==== Records provided ====

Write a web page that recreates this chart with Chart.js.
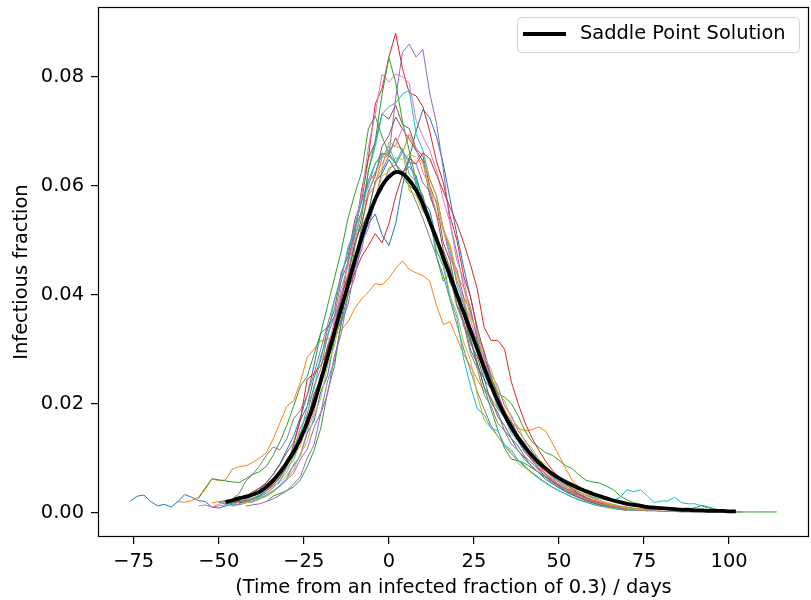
<!DOCTYPE html>
<html>
<head>
<meta charset="utf-8">
<script src="https://cdn.jsdelivr.net/npm/chart.js@4.4.1/dist/chart.umd.min.js"></script>
<style>
  html, body { margin: 0; padding: 0; background: #fff; }
  #wrap { width: 811px; height: 600px; position: relative; }
</style>
</head>
<body>
<div id="wrap"><canvas id="chart" width="811" height="600"></canvas></div>
<script>
// all y values below are in units of 1e-4 (infectious fraction), one value every 2 days
const STEP = 2;

const saddleStart = -48;
const saddleValues = [19,22,26,29,33,38,47,59,74,91,111,135,165,200,242,286,331,375,418,462,505,543,575,600,616,625,622,610,592,566,534,502,468,434,400,367,334,300,266,234,205,179,157,137,120,105,92,81,71,63,56,50,44,39,34,30,26,22,19,16,14,12,10,9,8,7,6,5,5,4,4,3,3,3,2,2];

// first day of each stochastic run
const runStarts = [-76, -62, -56, -50, -44, -48, -56, -50, -46, -48, -46, -52, -36, -48, -42, -44, -54, -48, -44, -50];

const run00 = [21,30,32,20,12,15,10,20,33,28,22,20,10,8,12,15,20,25,30,42,55,70,90,115,140,175,215,270,330,340,360,395,435,470,500,530,548,510,490,530,600,650,700,740,725,690,640,575,510,450,395,340,290,248,210,180,155,132,112,96,82,70,60,52,44,37,31,26,22,18,15,12,10,8,7,6,5,4];
const run01 = [20,19,22,28,42,62,58,60,80,84,86,92,100,110,135,165,195,205,240,285,300,315,318,325,335,350,375,392,405,420,418,430,448,462,446,440,435,425,380,345,350,320,290,268,245,222,210,190,175,165,155,150,152,157,150,128,105,80,58,45,35,28,22,18,15,12,10,8,7,6,5,4];
const run02 = [25,45,62,60,58,56,55,62,70,75,85,105,130,160,195,232,250,290,330,380,430,480,540,585,625,705,728,690,660,640,615,600,590,572,545,470,425,440,410,365,320,275,230,190,152,118,98,95,90,82,74,66,58,50,44,38,32,26,21,17,13,10,8,6,5,4];
const run03 = [18,20,22,25,30,38,45,52,62,75,88,120,134,178,198,254,282,348,388,462,512,592,652,750,778,836,880,815,770,765,745,700,645,606,544,500,434,396,334,296,245,220,180,165,134,122,97,88,70,62,49,43,35,28,22,18,14,11,9,7,6,5];
const run04 = [15,18,20,25,32,40,48,60,72,98,116,156,184,242,278,348,382,448,482,548,574,628,655,760,845,860,836,850,770,715,630,530,476,414,376,314,284,240,218,186,168,142,127,106,93,77,66,56,47,40,33,27,22,18,15,12,10,8,6,5];
const run05 = [20,25,30,28,35,45,55,70,88,110,128,170,195,248,280,338,372,440,470,538,572,650,680,732,722,748,712,705,668,655,600,568,495,462,398,365,310,286,244,228,196,175,150,132,110,98,80,72,58,48,40,33,27,22,18,14,11,9,7,6,5,4];
const run06 = [12,14,10,15,18,16,20,24,30,36,44,56,66,92,104,145,164,216,245,308,344,412,452,528,582,672,732,805,790,805,800,788,720,690,665,628,574,532,462,428,364,328,274,248,205,186,154,138,112,100,82,71,58,48,40,33,27,22,18,14,11,9,7,5,4];
const run07 = [20,22,25,35,58,70,86,105,120,115,135,172,188,215,255,300,345,390,435,480,525,570,610,640,660,655,640,625,600,570,540,505,470,435,390,345,300,260,222,190,160,140,122,108,95,84,74,64,55,47,40,34,28,23,19,15,12,10,8,6,5,4];
const run08 = [15,18,20,24,28,35,45,60,74,104,122,166,192,248,278,338,370,432,462,522,552,608,632,680,672,668,590,582,552,538,482,458,398,366,312,280,215,170,155,140,125,110,90,82,72,62,54,46,40,34,28,23,19,15,12,9,7,5,4];
const run09 = [18,15,14,18,22,28,36,46,58,82,96,134,154,205,234,295,330,398,438,508,552,628,672,732,745,752,768,775,695,665,612,582,518,482,418,384,328,300,252,230,192,174,145,130,110,100,85,77,66,58,50,44,38,32,28,25,23,22,28,42,38,42,30,18,21,21,28,18,16,16,12,8,6,4,3];
const run10 = [12,15,18,20,25,30,38,50,62,88,104,146,168,222,252,318,354,422,458,522,552,608,622,648,628,626,635,618,572,555,502,478,422,398,342,318,268,246,202,184,150,136,113,100,84,74,61,53,45,38,32,27,22,18,15,12,10,8,6,5,4,3];
const run11 = [18,20,16,20,25,28,34,40,48,58,72,90,108,145,166,216,246,305,338,402,435,498,528,582,602,652,655,688,660,695,665,646,612,582,522,488,425,394,340,314,266,245,207,190,158,143,118,105,86,76,64,55,47,40,34,28,23,19,15,12,10,8,6,5,4];
const run12 = [20,30,35,40,47,60,84,114,155,222,268,348,402,488,542,628,682,768,835,790,718,664,610,580,534,510,464,446,404,384,340,315,270,250,218,212,200,178,150,130,120,110,105,96,86,80,68,59,56,54,48,42,30,23,18,15,12,10,8,7,6,5,6,9,13,10,6,4,2,1,1,1,1,1,1,1];
const run13 = [15,18,20,22,26,32,40,50,65,85,125,170,245,255,270,300,335,370,410,440,470,490,512,495,530,580,620,650,640,660,650,620,590,560,530,495,455,410,340,316,316,300,240,200,165,138,115,95,78,64,52,42,34,27,21,17,13,10,8,6,4];
const run14 = [12,14,16,20,25,32,40,52,66,100,124,182,218,288,328,398,432,496,522,575,592,632,638,662,642,640,605,590,545,522,470,446,395,370,322,296,254,232,196,178,150,133,113,98,84,72,61,52,44,37,31,26,21,17,14,11,9,7,5,4];
const run15 = [18,20,25,30,40,52,64,92,106,146,166,218,245,305,338,400,432,495,528,590,618,672,692,726,704,686,664,646,582,548,482,448,382,352,298,274,230,210,176,160,136,122,102,91,78,67,57,48,40,33,27,22,18,14,11,8,6,4];
const run16 = [14,10,12,14,12,16,18,20,24,40,48,55,68,85,105,150,184,246,288,356,398,462,498,556,584,626,640,666,674,706,684,670,624,600,548,520,468,438,384,355,306,280,238,215,182,162,136,120,99,86,72,61,51,43,36,30,25,20,16,13,10,8,6,5,4];
const run17 = [22,20,24,28,32,38,48,60,72,98,116,155,180,232,264,325,360,426,460,522,552,608,622,658,658,688,662,648,602,582,532,512,458,432,378,346,292,264,216,196,164,150,125,114,96,86,73,64,55,47,40,34,28,23,19,15,12,10,8,6,5,4,3,3,2,2,2,1,1,1,1,1,1,1,1,1,1];
const run18 = [15,18,20,25,30,38,48,62,78,108,130,178,210,270,305,370,405,468,498,552,574,618,625,652,648,658,652,642,592,572,518,492,438,412,358,334,286,264,222,205,172,158,130,119,98,88,72,64,53,45,38,32,26,21,17,14,11,8,6,5,4];
const run19 = [20,15,18,22,20,26,32,42,55,70,86,120,142,195,226,288,322,390,425,488,518,575,598,642,652,672,642,668,620,608,556,535,480,452,392,358,282,232,190,180,155,150,124,115,96,86,73,64,55,47,40,34,28,23,19,15,12,10,8,6,5,4];

const runs = [run00, run01, run02, run03, run04, run05, run06, run07, run08, run09,
              run10, run11, run12, run13, run14, run15, run16, run17, run18, run19];

const runColors = ['#1f77b4', '#ff7f0e', '#2ca02c', '#d62728', '#9467bd',
                   '#8c564b', '#e377c2', '#7f7f7f', '#bcbd22', '#17becf'];

const xTicks = [-75, -50, -25, 0, 25, 50, 75, 100];
const yTicks = [0, 0.02, 0.04, 0.06, 0.08];

const FONT = 'DejaVu Sans';
const FSIZE = 19.4;

function toPoints(start, values) {
  return values.map((v, i) => ({ x: start + i * STEP, y: v / 10000 }));
}

const datasets = runs.map((vals, i) => ({
  label: 'run ' + i,
  data: toPoints(runStarts[i], vals),
  borderColor: runColors[i % 10],
  borderWidth: 1,
  pointRadius: 0,
  tension: 0,
  order: 100 - i,
}));

datasets.push({
  label: 'Saddle Point Solution',
  data: toPoints(saddleStart, saddleValues),
  borderColor: '#000',
  borderWidth: 3.8,
  pointRadius: 0,
  tension: 0.3,
  order: 0,
});

const fmtMinus = s => s.replace('-', '\u2212');

// box round the plot area + legend in the upper right corner
const framePlugin = {
  id: 'frame',
  afterDraw(chart) {
    const { ctx, chartArea: a } = chart;
    ctx.save();
    ctx.strokeStyle = '#000';
    ctx.lineWidth = 1.2;
    ctx.strokeRect(a.left + 0.5, a.top + 0.5, a.right - a.left - 1, a.bottom - a.top - 1);

    const bx = 517, by = 17, bw = 282, bh = 35, r = 4;
    ctx.beginPath();
    ctx.roundRect(bx + 0.5, by + 0.5, bw, bh, r);
    ctx.fillStyle = 'rgba(255,255,255,0.8)';
    ctx.fill();
    ctx.strokeStyle = '#d4d4d4';
    ctx.lineWidth = 1;
    ctx.stroke();

    ctx.beginPath();
    ctx.moveTo(523, 34);
    ctx.lineTo(566, 34);
    ctx.strokeStyle = '#000';
    ctx.lineWidth = 3.8;
    ctx.stroke();

    ctx.fillStyle = '#000';
    ctx.font = FSIZE + 'px "' + FONT + '"';
    ctx.textBaseline = 'middle';
    ctx.textAlign = 'left';
    ctx.fillText('Saddle Point Solution', 580, 34);
    ctx.restore();
  }
};

new Chart(document.getElementById('chart'), {
  type: 'line',
  data: { datasets },
  options: {
    responsive: false,
    animation: false,
    events: [],
    layout: { padding: { top: 7, right: 2, left: 0, bottom: 0 } },
    plugins: { legend: { display: false }, tooltip: { enabled: false } },
    scales: {
      x: {
        type: 'linear',
        min: -85.5,
        max: 123.5,
        afterBuildTicks: s => { s.ticks = xTicks.map(v => ({ value: v })); },
        afterFit: s => { s.height = 63; s.paddingLeft = 0; s.paddingRight = 0; },
        grid: { display: true, drawOnChartArea: false, drawTicks: true, tickLength: 7, color: '#000', lineWidth: 1.2 },
        border: { display: false },
        ticks: {
          color: '#000',
          padding: 6,
          maxRotation: 0,
          font: { family: FONT, size: FSIZE },
          callback: v => fmtMinus(String(v)),
        },
        title: {
          display: true,
          text: '(Time from an infected fraction of 0.3) / days',
          color: '#000',
          font: { family: FONT, size: FSIZE },
          padding: { top: 0, bottom: 0 },
        },
      },
      y: {
        type: 'linear',
        min: -0.0045,
        max: 0.0928,
        afterBuildTicks: s => { s.ticks = yTicks.map(v => ({ value: v })); },
        afterFit: s => { s.width = 98; s.paddingTop = 0; s.paddingBottom = 0; },
        grid: { display: true, drawOnChartArea: false, drawTicks: true, tickLength: 7, color: '#000', lineWidth: 1.2 },
        border: { display: false },
        ticks: {
          color: '#000',
          padding: 7,
          font: { family: FONT, size: FSIZE },
          callback: v => v.toFixed(2),
        },
        title: {
          display: true,
          text: 'Infectious fraction',
          color: '#000',
          font: { family: FONT, size: FSIZE },
          padding: { top: 10, bottom: 0 },
        },
      },
    },
  },
  plugins: [framePlugin],
});
</script>
</body>
</html>
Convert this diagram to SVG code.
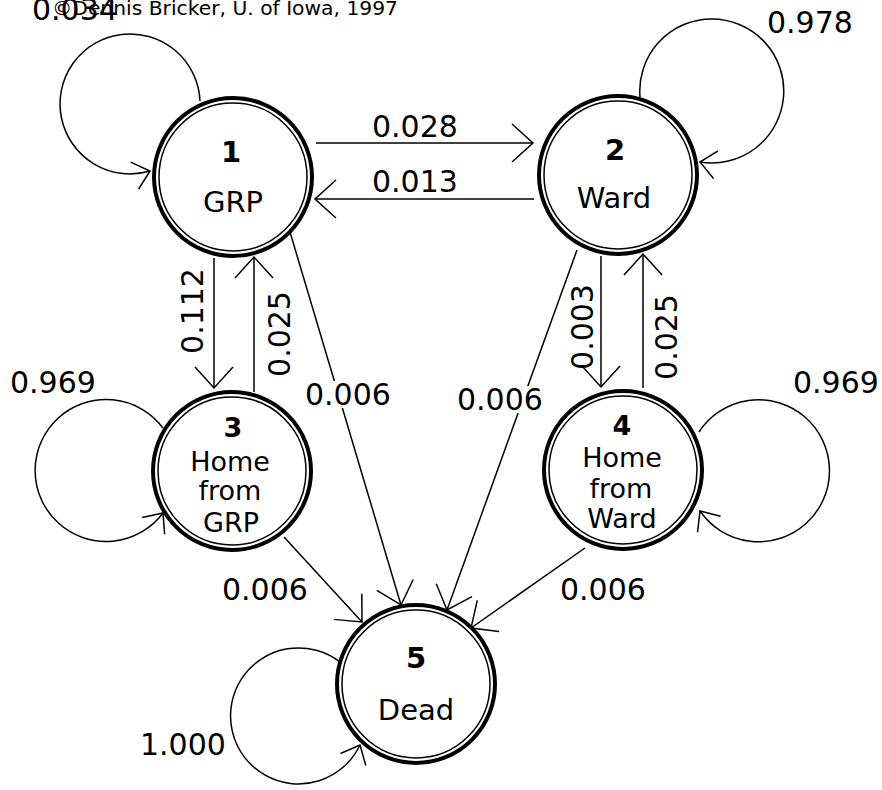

====

Task directions ▸
Output exactly the span of lines from the top of the listing through the line holding "const STEP = 2;", and leave every picture out.

Task answer ▸
Write a web page that recreates this chart with Chart.js.
<!DOCTYPE html>
<html>
<head>
<meta charset="utf-8">
<script src="https://cdn.jsdelivr.net/npm/chart.js@4.4.1/dist/chart.umd.min.js"></script>
<style>
  html, body { margin: 0; padding: 0; background: #fff; }
  #wrap { width: 811px; height: 600px; position: relative; }
</style>
</head>
<body>
<div id="wrap"><canvas id="chart" width="811" height="600"></canvas></div>
<script>
// all y values below are in units of 1e-4 (infectious fraction), one value every 2 days
const STEP = 2;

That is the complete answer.